Parks manager Lisa Wheeler said the town belt was becoming ''inundated'' with fast-growing trees.
''It is right throughout the city I am hearing. There are lots of reports now.
''The town belt is getting inundated again with it. Leith Valley, through the university ... over the next few years you are going to see an increase in seedlings coming through.''
She said the council had done a small mapping exercise in the West Harbour where there was a big problem with the trees and would now look to work with community groups and residents throughout the city.
''You can make some progress but if it is not a continual thing and a city-wide control, it is really hard to keep on top of it.''
Chalmers Community Board chairman Steve Walker said the sycamores had spiralled out of control because there had been ''years and years of neglecting the problem''.
''A lot of people don't even realise there is a second town belt in Dunedin [in the West Harbour] and it once was a haven of native trees and now it is getting completely overrun by sycamores which is really, really sad.''
He said the trees systematically pushed out natives, blocked the views of residents, shed leaves on to highways, making them slippery and dangerous, and blocked drains.

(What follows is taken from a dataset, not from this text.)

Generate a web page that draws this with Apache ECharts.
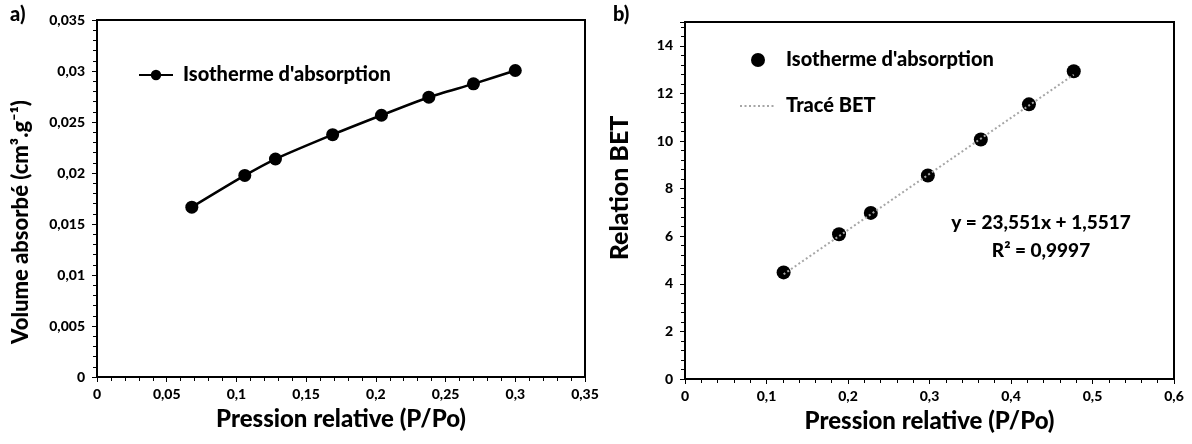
<!DOCTYPE html>
<html>
<head>
<meta charset="utf-8">
<script src="https://cdn.jsdelivr.net/npm/echarts@6/dist/echarts.min.js"></script>
<style>
html,body{margin:0;padding:0;background:#fff;}
#chart{width:1192px;height:444px;}
</style>
</head>
<body>
<div id="chart"></div>
<script>
// ---- data ----
const seriesName = "Isotherme d'absorption";
const trendName = "Tracé BET";
const pressureA = [0.068, 0.106, 0.128, 0.169, 0.204, 0.238, 0.270, 0.300];
const volumeA   = [0.01665, 0.01976, 0.02137, 0.02376, 0.02566, 0.02743, 0.02874, 0.03005];
const pressureB = [0.121, 0.189, 0.228, 0.298, 0.363, 0.422, 0.477];
const betB      = [4.48, 6.08, 6.98, 8.55, 10.06, 11.54, 12.93];
const fitSlope = 23.551;
const fitIntercept = 1.5517;
const equationText = "y = 23,551x + 1,5517";
const r2Text = "R² = 0,9997";
const xAxisA = {min: 0, max: 0.35, interval: 0.05};
const yAxisA = {min: 0, max: 0.035, interval: 0.005};
const xAxisB = {min: 0, max: 0.6, interval: 0.1};
const yAxisB = {min: 0, max: 15, interval: 2};
const xTitle = "Pression relative (P/Po)";
const yTitleA = "Volume absorbé (cm³.g⁻¹)";
const yTitleB = "Relation BET";

// ---- build ----
const FONT = 'Lato';
const W = 900;
const fmt = v => String(+v.toFixed(4)).replace('.', ',');
const lineA = pressureA.map((x, i) => [x, volumeA[i]]);
const ptsB = pressureB.map((x, i) => [x, betB[i]]);
const xMinB = Math.min(...pressureB), xMaxB = Math.max(...pressureB);
const trendB = [[xMinB, fitSlope * xMinB + fitIntercept], [xMaxB, fitSlope * xMaxB + fitIntercept]];

const labelStyle = {color: '#000', fontFamily: FONT, fontWeight: W, fontSize: 14};

function mainAxis(r, gridIndex, isX, extra) {
  return Object.assign({
    type: 'value', gridIndex: gridIndex, min: r.min, max: r.max, interval: r.interval,
    axisLine: {show: true, onZero: false, lineStyle: {color: '#000', width: 2}},
    axisTick: {show: true, inside: false, length: 5, lineStyle: {color: '#000', width: 1}},
    minorTick: {show: false},
    splitLine: {show: false},
    axisLabel: Object.assign({formatter: fmt, margin: isX ? 10 : 12, showMaxLabel: true}, labelStyle)
  }, extra || {});
}
function overlayAxis(r, gridIndex, extra) {
  return Object.assign({
    type: 'value', gridIndex: gridIndex, min: r.min, max: r.max, interval: r.interval,
    axisLine: {show: false},
    axisTick: {show: true, inside: true, length: 5, lineStyle: {color: '#000', width: 1}},
    minorTick: {show: true, splitNumber: 5, length: 4, lineStyle: {color: '#000', width: 1}},
    splitLine: {show: false},
    axisLabel: {show: false}
  }, extra || {});
}

const titleStyle = {color: '#000', fontFamily: FONT, fontWeight: W, fontSize: 24};
const chart = echarts.init(document.getElementById('chart'), null, {renderer: 'canvas'});
const option = {
  backgroundColor: '#fff',
  animation: false,
  grid: [
    {left: 97, top: 20, width: 488, height: 357, show: true, borderColor: '#000', borderWidth: 2, backgroundColor: 'transparent'},
    {left: 685, top: 22, width: 489, height: 357, show: true, borderColor: '#000', borderWidth: 2, backgroundColor: 'transparent'}
  ],
  xAxis: [
    mainAxis(xAxisA, 0, true, {name: xTitle, nameLocation: 'middle', nameGap: 30, nameTextStyle: titleStyle}),
    mainAxis(xAxisB, 1, true, {name: xTitle, nameLocation: 'middle', nameGap: 30, nameTextStyle: titleStyle}),
    overlayAxis(xAxisA, 0),
    overlayAxis(xAxisB, 1)
  ],
  yAxis: [
    mainAxis(yAxisA, 0, false),
    mainAxis(yAxisB, 1, false, {axisLabel: Object.assign({formatter: v => (v <= 14 ? fmt(v) : ''), margin: 12}, labelStyle)}),
    overlayAxis(yAxisA, 0),
    overlayAxis(yAxisB, 1)
  ],
  legend: [
    {
      left: 133, top: 60, orient: 'vertical', itemWidth: 34, itemHeight: 13, itemGap: 10,
      textStyle: {color: '#000', fontFamily: FONT, fontWeight: W, fontSize: 20, padding: [0, 0, 0, 5]},
      data: [{name: seriesName}],
      selectedMode: false
    },
    {
      left: 734, top: 45, orient: 'vertical', itemWidth: 36, itemHeight: 14, itemGap: 26,
      textStyle: {color: '#000', fontFamily: FONT, fontWeight: W, fontSize: 20, padding: [0, 0, 0, 5]},
      data: [
        {name: seriesName, icon: 'circle', itemStyle: {color: '#000', opacity: 1}},
        {name: trendName, itemStyle: {opacity: 0}}
      ],
      selectedMode: false
    }
  ],
  series: [
    {
      name: seriesName, type: 'line', xAxisIndex: 0, yAxisIndex: 0, data: lineA,
      smooth: 0.25, symbol: 'circle', symbolSize: 13,
      lineStyle: {color: '#000', width: 2.5}, itemStyle: {color: '#000', opacity: 1}
    },
    {
      name: seriesName + ' ', type: 'scatter', xAxisIndex: 1, yAxisIndex: 1, data: ptsB,
      symbol: 'circle', symbolSize: 14, itemStyle: {color: '#000', opacity: 1}, z: 2
    },
    {
      name: trendName, type: 'line', xAxisIndex: 1, yAxisIndex: 1, data: trendB,
      symbol: 'none', itemStyle: {color: '#a6a6a6'},
      lineStyle: {color: '#a6a6a6', width: 2, type: [2, 2.5]}, z: 5
    }
  ],
  graphic: [
    {type: 'text', left: 10, top: 5, style: {text: 'a)', fill: '#000', font: '900 20px Lato'}},
    {type: 'text', left: 613, top: 5, style: {text: 'b)', fill: '#000', font: '900 20px Lato'}},
    {type: 'text', x: 21, y: 222, rotation: Math.PI / 2,
      style: {text: yTitleA, fill: '#000', font: '900 22px Lato', align: 'center', verticalAlign: 'middle'}},
    {type: 'text', x: 620, y: 188, rotation: Math.PI / 2,
      style: {text: yTitleB, fill: '#000', font: '900 25px Lato', align: 'center', verticalAlign: 'middle'}},
    {type: 'text', x: 1041, y: 223,
      style: {text: equationText, fill: '#000', font: '900 19px Lato', align: 'center', verticalAlign: 'middle'}},
    {type: 'text', x: 1041, y: 251,
      style: {text: r2Text, fill: '#000', font: '900 19px Lato', align: 'center', verticalAlign: 'middle'}}
  ]
};
chart.setOption(option);
</script>
</body>
</html>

''People along Ravensbourne, Maia, St Leonard once had fantastic views. They are getting systematically destroyed.''
He said the lack of action by the council and other land owners such as OnTrack and the New Zealand Transport Agency meant people were taking matters into their own hands.
''Some people have taken almost guerrilla methods against them ... I know a bunch of people who have taken it into their own hands and ... just go out and start destroying the things.''
He said they were efficient growers but easy to kill by chopping them down and painting the stump with poison. The West Harbour Beautification Group was keen to work with the council and other landowners to tackle the problem, he said.